::: Given material

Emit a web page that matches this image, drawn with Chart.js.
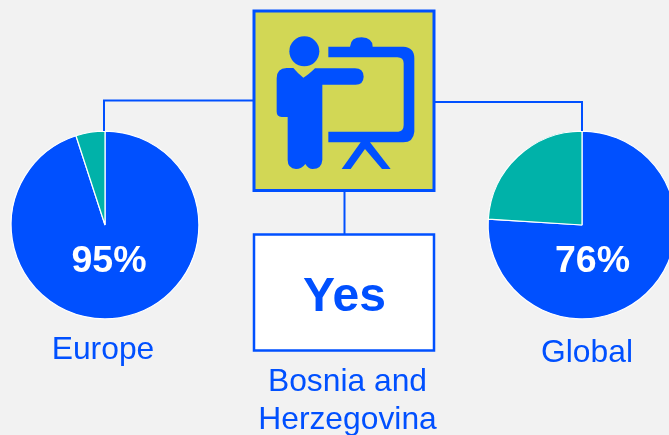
<!DOCTYPE html>
<html>
<head>
<meta charset="utf-8">
<script src="https://cdn.jsdelivr.net/npm/chart.js@4"></script>
<style>
html,body{margin:0;padding:0;width:669px;height:435px;overflow:hidden;background:#f2f2f2}
canvas,svg{position:absolute}
#c1{left:4.5px;top:125px}
#c2{left:481.5px;top:125px}
#ov{left:0;top:0}
text{font-family:"Liberation Sans",Arial,sans-serif;fill:#0050ff}
</style>
</head>
<body>
<canvas id="c1" width="200" height="200" style="width:200px;height:200px"></canvas>
<canvas id="c2" width="200" height="200" style="width:200px;height:200px"></canvas>
<svg id="ov" width="669" height="435" viewBox="0 0 669 435">
  <g fill="none" stroke="#0050ff" stroke-width="2">
    <path d="M254 100.500H104V131"/>
    <path d="M434 102H582V131"/>
    <path d="M344.500 191V234"/>
  </g>
  <rect x="254" y="11" width="180" height="179.500" fill="#d2d755" stroke="#0050ff" stroke-width="3"/>
  <rect x="254" y="234.500" width="180" height="116" fill="#ffffff" stroke="#0050ff" stroke-width="2.500"/>
  <g transform="translate(240,0) scale(0.33333)" fill="#0050ff">
    <circle cx="193" cy="154" r="45"/>
    <path d="M110,235 Q110,205 140,204 L160,204 Q175,222 190,233 Q205,225 225,205 L345,205 Q370,205 371,230 Q370,255 345,254 L247,254 L247,480 Q245,507 218,507 Q205,507 196,492 Q185,507 168,507 Q143,505 143,480 L143,351 L125,351 Q110,350 110,335 Z"/>
    <path d="M265,140 L330,140 Q332,112 365,112 Q398,114 398,140 L490,140 Q523,142 523,175 L523,395 Q520,427 490,427 L390,427 L452,507 L426,507 L375,447 L332,507 L305,507 L362,427 L265,427 L265,395 L475,395 Q491,393 491,375 L491,190 Q491,172 472,172 L265,172 Z"/>
  </g>
  <text id="t1" x="109" y="271.500" text-anchor="middle" font-size="37.500" font-weight="bold" style="fill:#fff"></text>
  <text id="t2" x="592.500" y="271.500" text-anchor="middle" font-size="37.500" font-weight="bold" style="fill:#fff"></text>
  <text id="n1" x="103" y="359" text-anchor="middle" font-size="31.800"></text>
  <text id="n2" x="587" y="362" text-anchor="middle" font-size="31.800"></text>
  <text id="yes" x="344.500" y="310.500" text-anchor="middle" font-size="48" font-weight="bold"></text>
  <text id="b1" x="347.500" y="391" text-anchor="middle" font-size="31.800"></text>
  <text id="b2" x="347.500" y="429" text-anchor="middle" font-size="31.800"></text>
</svg>
<script>
const sliceLabels = ["Yes", "No"];
const europeValues = [95, 5];
const globalValues = [76, 24];
const regionNames = ["Europe", "Global"];
const centerAnswer = "Yes";
const centerCountry = ["Bosnia and", "Herzegovina"];
const sliceColors = ["#0050ff", "#00b2a9"];

function pie(id, values) {
  new Chart(document.getElementById(id), {
    type: "pie",
    data: {
      labels: sliceLabels,
      datasets: [{ data: values, backgroundColor: sliceColors, borderColor: "#ffffff", borderWidth: 1.2 }]
    },
    options: {
      responsive: false,
      animation: false,
      layout: { padding: 5.5 },
      plugins: { legend: { display: false }, tooltip: { enabled: false } }
    }
  });
}
pie("c1", europeValues);
pie("c2", globalValues);
document.getElementById("t1").textContent = europeValues[0] + "%";
document.getElementById("t2").textContent = globalValues[0] + "%";
document.getElementById("n1").textContent = regionNames[0];
document.getElementById("n2").textContent = regionNames[1];
document.getElementById("yes").textContent = centerAnswer;
document.getElementById("b1").textContent = centerCountry[0];
document.getElementById("b2").textContent = centerCountry[1];
</script>
</body>
</html>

::::::

» **Your task**:
Reproduce the whole listing word for word, setting aside any pictures.

» **Solution to this problem**:
Emit a web page that matches this image, drawn with Chart.js.
<!DOCTYPE html>
<html>
<head>
<meta charset="utf-8">
<script src="https://cdn.jsdelivr.net/npm/chart.js@4"></script>
<style>
html,body{margin:0;padding:0;width:669px;height:435px;overflow:hidden;background:#f2f2f2}
canvas,svg{position:absolute}
#c1{left:4.5px;top:125px}
#c2{left:481.5px;top:125px}
#ov{left:0;top:0}
text{font-family:"Liberation Sans",Arial,sans-serif;fill:#0050ff}
</style>
</head>
<body>
<canvas id="c1" width="200" height="200" style="width:200px;height:200px"></canvas>
<canvas id="c2" width="200" height="200" style="width:200px;height:200px"></canvas>
<svg id="ov" width="669" height="435" viewBox="0 0 669 435">
  <g fill="none" stroke="#0050ff" stroke-width="2">
    <path d="M254 100.500H104V131"/>
    <path d="M434 102H582V131"/>
    <path d="M344.500 191V234"/>
  </g>
  <rect x="254" y="11" width="180" height="179.500" fill="#d2d755" stroke="#0050ff" stroke-width="3"/>
  <rect x="254" y="234.500" width="180" height="116" fill="#ffffff" stroke="#0050ff" stroke-width="2.500"/>
  <g transform="translate(240,0) scale(0.33333)" fill="#0050ff">
    <circle cx="193" cy="154" r="45"/>
    <path d="M110,235 Q110,205 140,204 L160,204 Q175,222 190,233 Q205,225 225,205 L345,205 Q370,205 371,230 Q370,255 345,254 L247,254 L247,480 Q245,507 218,507 Q205,507 196,492 Q185,507 168,507 Q143,505 143,480 L143,351 L125,351 Q110,350 110,335 Z"/>
    <path d="M265,140 L330,140 Q332,112 365,112 Q398,114 398,140 L490,140 Q523,142 523,175 L523,395 Q520,427 490,427 L390,427 L452,507 L426,507 L375,447 L332,507 L305,507 L362,427 L265,427 L265,395 L475,395 Q491,393 491,375 L491,190 Q491,172 472,172 L265,172 Z"/>
  </g>
  <text id="t1" x="109" y="271.500" text-anchor="middle" font-size="37.500" font-weight="bold" style="fill:#fff"></text>
  <text id="t2" x="592.500" y="271.500" text-anchor="middle" font-size="37.500" font-weight="bold" style="fill:#fff"></text>
  <text id="n1" x="103" y="359" text-anchor="middle" font-size="31.800"></text>
  <text id="n2" x="587" y="362" text-anchor="middle" font-size="31.800"></text>
  <text id="yes" x="344.500" y="310.500" text-anchor="middle" font-size="48" font-weight="bold"></text>
  <text id="b1" x="347.500" y="391" text-anchor="middle" font-size="31.800"></text>
  <text id="b2" x="347.500" y="429" text-anchor="middle" font-size="31.800"></text>
</svg>
<script>
const sliceLabels = ["Yes", "No"];
const europeValues = [95, 5];
const globalValues = [76, 24];
const regionNames = ["Europe", "Global"];
const centerAnswer = "Yes";
const centerCountry = ["Bosnia and", "Herzegovina"];
const sliceColors = ["#0050ff", "#00b2a9"];

function pie(id, values) {
  new Chart(document.getElementById(id), {
    type: "pie",
    data: {
      labels: sliceLabels,
      datasets: [{ data: values, backgroundColor: sliceColors, borderColor: "#ffffff", borderWidth: 1.2 }]
    },
    options: {
      responsive: false,
      animation: false,
      layout: { padding: 5.5 },
      plugins: { legend: { display: false }, tooltip: { enabled: false } }
    }
  });
}
pie("c1", europeValues);
pie("c2", globalValues);
document.getElementById("t1").textContent = europeValues[0] + "%";
document.getElementById("t2").textContent = globalValues[0] + "%";
document.getElementById("n1").textContent = regionNames[0];
document.getElementById("n2").textContent = regionNames[1];
document.getElementById("yes").textContent = centerAnswer;
document.getElementById("b1").textContent = centerCountry[0];
document.getElementById("b2").textContent = centerCountry[1];
</script>
</body>
</html>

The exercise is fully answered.